Banks out of favour following earnings

Heading into the close the FTSE 100 is five points higher, as US bank earnings fail to inspire a meaningful rally says Chris Beauchamp, chief market analyst at IG.

Banks out of favour following earnings

It looks like the bulls are slowly losing control this afternoon, as early gains slip away in the US and the FTSE 100 flirts with fresh losses. This afternoon’s two big earnings reports, from Goldman Sachs and Citigroup, have not contributed to the mood, even if both enjoyed a bounce in trading activity due to the election.
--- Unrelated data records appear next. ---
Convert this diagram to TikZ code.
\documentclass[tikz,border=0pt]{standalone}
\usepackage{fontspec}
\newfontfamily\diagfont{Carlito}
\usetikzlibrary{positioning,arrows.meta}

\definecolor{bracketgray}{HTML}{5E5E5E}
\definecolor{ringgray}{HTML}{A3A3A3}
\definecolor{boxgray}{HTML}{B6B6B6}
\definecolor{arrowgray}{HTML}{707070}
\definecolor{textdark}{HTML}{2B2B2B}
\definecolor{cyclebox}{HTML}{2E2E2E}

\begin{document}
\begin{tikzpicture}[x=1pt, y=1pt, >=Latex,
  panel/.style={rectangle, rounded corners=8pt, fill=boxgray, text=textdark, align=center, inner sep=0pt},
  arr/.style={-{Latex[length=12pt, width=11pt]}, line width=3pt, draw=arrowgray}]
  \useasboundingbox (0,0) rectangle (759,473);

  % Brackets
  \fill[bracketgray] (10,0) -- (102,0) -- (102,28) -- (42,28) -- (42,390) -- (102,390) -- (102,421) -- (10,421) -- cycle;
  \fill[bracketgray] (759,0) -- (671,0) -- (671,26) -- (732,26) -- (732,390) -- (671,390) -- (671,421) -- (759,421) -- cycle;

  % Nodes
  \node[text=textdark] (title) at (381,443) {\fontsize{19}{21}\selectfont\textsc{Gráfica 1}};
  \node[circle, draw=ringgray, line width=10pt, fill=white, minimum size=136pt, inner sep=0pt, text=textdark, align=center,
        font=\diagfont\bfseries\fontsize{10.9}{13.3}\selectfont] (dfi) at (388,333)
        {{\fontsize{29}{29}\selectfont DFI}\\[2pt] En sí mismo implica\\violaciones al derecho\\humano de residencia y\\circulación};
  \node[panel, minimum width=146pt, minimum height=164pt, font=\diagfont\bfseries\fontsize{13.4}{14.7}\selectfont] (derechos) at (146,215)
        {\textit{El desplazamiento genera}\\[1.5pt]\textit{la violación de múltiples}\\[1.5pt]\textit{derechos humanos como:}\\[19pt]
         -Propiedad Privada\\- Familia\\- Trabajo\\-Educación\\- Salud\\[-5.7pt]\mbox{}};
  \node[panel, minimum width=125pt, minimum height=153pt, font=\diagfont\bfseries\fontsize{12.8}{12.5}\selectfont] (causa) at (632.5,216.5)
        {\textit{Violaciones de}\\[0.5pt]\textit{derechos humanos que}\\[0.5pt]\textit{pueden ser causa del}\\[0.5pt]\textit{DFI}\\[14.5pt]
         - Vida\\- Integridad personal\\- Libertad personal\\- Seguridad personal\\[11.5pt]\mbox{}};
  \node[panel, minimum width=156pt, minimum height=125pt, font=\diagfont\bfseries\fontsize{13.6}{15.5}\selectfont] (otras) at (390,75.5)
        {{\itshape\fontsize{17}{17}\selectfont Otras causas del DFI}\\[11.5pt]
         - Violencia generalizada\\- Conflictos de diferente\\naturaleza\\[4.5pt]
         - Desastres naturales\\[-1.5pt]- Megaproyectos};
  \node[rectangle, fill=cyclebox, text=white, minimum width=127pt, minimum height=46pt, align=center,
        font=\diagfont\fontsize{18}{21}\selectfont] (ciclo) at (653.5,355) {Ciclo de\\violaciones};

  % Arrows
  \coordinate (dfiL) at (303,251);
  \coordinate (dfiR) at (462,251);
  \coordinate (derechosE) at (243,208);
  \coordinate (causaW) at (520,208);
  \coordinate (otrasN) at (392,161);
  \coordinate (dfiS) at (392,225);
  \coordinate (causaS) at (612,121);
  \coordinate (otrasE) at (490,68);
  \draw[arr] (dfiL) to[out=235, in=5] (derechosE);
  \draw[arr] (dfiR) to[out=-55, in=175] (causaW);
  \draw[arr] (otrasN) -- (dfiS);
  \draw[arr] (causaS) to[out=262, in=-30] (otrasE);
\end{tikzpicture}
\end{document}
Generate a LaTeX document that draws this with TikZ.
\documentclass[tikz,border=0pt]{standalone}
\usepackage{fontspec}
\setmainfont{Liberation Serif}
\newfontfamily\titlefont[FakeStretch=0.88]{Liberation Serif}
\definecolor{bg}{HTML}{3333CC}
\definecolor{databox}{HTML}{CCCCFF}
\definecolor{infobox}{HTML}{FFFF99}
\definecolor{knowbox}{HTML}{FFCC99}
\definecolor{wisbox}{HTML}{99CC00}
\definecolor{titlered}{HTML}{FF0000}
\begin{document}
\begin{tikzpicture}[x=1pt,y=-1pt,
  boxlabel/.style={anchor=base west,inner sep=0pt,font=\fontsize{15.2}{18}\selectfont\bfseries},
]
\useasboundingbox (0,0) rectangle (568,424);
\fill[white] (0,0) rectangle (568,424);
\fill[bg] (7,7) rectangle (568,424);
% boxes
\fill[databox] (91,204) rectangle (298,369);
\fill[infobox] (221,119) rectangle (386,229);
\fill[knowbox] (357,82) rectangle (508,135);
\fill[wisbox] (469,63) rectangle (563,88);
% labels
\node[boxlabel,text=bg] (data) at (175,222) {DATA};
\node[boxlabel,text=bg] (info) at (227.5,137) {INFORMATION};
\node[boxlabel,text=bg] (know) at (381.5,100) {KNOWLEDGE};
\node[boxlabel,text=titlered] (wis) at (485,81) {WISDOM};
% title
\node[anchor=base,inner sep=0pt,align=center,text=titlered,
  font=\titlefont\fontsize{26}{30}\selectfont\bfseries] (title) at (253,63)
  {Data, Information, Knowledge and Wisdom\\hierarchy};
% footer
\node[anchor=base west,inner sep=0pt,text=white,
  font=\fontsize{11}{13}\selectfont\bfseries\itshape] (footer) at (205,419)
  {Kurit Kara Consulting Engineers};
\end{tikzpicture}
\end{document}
However, the rally in the sector means that the share prices of US financials are essentially pricing in jam today, jam tomorrow, and jam for an indefinite period to come. As a result, we could see further losses here, Goldmans having hit a one month low yesterday.
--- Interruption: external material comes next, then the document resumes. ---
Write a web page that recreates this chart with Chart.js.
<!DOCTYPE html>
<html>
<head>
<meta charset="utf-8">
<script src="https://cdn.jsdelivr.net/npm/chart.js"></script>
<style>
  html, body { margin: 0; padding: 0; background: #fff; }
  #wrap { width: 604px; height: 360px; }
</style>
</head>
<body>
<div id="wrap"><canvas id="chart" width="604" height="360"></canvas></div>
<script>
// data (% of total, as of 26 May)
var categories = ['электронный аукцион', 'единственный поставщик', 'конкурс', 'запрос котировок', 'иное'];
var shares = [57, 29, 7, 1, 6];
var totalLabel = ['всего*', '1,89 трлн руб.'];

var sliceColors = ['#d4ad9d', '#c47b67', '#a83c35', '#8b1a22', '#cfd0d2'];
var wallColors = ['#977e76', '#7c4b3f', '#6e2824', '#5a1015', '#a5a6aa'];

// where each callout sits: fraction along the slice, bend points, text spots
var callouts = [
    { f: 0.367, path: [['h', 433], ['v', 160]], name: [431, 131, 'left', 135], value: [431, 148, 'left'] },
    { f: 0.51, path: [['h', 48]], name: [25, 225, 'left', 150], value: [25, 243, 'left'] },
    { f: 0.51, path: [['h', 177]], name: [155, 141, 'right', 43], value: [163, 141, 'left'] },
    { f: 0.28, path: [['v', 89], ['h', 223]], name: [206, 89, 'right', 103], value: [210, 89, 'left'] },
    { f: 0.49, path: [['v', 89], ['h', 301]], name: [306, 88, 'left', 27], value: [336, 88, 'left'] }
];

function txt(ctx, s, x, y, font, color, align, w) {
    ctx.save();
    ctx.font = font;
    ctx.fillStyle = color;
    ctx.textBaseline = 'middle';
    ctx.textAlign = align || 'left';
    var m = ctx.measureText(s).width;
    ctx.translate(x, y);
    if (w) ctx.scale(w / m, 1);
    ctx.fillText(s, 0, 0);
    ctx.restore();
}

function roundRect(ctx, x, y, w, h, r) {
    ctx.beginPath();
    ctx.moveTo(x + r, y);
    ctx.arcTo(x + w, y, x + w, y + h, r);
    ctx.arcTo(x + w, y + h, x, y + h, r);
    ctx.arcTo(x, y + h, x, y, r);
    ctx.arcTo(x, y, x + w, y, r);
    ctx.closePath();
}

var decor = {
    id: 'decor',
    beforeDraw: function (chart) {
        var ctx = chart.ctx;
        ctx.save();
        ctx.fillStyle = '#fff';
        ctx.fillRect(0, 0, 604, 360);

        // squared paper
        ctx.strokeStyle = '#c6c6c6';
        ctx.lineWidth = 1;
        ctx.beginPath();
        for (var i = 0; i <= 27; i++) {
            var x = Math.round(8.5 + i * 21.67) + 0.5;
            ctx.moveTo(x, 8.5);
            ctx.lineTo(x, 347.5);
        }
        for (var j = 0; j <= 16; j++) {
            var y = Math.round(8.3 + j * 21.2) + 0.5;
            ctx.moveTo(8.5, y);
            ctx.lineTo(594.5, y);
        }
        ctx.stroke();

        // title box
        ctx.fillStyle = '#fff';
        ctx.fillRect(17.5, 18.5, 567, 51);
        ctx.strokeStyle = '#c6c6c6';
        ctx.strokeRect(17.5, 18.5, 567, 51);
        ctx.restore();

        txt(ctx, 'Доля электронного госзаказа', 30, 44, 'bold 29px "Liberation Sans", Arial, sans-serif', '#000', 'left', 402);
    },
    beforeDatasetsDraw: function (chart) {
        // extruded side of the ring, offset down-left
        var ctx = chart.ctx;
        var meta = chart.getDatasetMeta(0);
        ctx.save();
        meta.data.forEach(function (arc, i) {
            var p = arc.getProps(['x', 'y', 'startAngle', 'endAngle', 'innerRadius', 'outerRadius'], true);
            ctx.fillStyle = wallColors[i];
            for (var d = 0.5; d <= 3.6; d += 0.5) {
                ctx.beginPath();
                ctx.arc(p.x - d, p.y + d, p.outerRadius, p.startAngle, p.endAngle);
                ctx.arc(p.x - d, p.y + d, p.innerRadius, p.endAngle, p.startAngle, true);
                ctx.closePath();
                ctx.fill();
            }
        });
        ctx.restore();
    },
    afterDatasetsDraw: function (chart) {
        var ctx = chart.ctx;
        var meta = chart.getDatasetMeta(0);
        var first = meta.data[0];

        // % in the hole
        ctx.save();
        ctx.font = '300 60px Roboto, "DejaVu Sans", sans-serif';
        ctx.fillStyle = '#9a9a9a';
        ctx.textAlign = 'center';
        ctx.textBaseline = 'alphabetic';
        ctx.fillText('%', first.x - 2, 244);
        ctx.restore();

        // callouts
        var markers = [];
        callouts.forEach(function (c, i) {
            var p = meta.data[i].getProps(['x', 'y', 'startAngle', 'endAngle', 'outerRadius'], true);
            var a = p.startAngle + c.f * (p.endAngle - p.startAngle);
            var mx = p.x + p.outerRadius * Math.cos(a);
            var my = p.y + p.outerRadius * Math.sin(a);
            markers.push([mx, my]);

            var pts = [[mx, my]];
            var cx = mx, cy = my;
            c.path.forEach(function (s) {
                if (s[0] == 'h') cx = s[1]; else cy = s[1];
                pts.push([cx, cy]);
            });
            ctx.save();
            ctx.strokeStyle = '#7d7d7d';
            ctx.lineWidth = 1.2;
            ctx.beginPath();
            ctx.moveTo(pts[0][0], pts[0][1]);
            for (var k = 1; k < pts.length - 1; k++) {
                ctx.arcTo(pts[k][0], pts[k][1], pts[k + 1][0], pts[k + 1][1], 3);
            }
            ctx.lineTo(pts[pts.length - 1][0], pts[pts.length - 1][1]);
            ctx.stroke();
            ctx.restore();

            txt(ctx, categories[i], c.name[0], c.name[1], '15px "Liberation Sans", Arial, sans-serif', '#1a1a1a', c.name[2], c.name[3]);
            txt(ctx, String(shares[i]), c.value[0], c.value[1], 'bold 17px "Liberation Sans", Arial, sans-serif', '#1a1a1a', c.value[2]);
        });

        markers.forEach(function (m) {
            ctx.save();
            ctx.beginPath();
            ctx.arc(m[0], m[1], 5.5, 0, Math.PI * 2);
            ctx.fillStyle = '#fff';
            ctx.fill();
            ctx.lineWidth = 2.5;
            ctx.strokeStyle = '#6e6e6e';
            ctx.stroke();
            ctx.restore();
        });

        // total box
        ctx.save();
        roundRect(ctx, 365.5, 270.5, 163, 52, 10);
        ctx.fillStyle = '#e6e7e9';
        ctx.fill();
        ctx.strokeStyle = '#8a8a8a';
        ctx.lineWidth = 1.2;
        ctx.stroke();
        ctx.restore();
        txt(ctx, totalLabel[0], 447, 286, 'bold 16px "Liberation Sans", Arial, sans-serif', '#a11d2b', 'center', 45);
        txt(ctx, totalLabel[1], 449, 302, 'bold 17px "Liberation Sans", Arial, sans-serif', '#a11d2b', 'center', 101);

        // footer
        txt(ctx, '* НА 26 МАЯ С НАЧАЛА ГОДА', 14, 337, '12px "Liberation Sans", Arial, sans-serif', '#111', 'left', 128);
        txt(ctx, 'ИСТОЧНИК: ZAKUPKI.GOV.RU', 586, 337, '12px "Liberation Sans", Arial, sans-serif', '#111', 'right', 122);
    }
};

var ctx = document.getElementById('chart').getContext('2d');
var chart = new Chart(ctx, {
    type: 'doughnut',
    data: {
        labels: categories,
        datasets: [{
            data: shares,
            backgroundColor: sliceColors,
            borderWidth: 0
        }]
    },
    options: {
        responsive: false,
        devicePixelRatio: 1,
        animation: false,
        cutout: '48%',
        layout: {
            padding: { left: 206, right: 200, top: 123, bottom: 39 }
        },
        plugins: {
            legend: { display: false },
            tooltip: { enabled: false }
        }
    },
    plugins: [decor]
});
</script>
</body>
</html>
The wheels look to be coming off the US stock market rally, although we may have to wait until after  Inauguration Day for real downside momentum to materialise. We have seen the pound edge back from overnight highs at $1.24, but the UK’s still robust employment picture should continue to encourage buyers here; Brexit may, thankfully, take a back seat for a change, with the focus on immediate economic fundamentals leading to a short squeeze in sterling.

The usual Wednesday excitement of oil inventories has been delayed by a day due to the US holiday on Monday, but OPEC’s monthly report has filled the gap admirably. The group seems to suggest that the deal agreed late last year may not be sufficient to deal with the supply overhang. The reference to rising US supply should come as no surprise to anyone that has watched the rise in US drilling activity, but it is just another issue that could upset the delicate trio of rising oil prices, higher stock prices and a strong dollar that has dominated since the US election.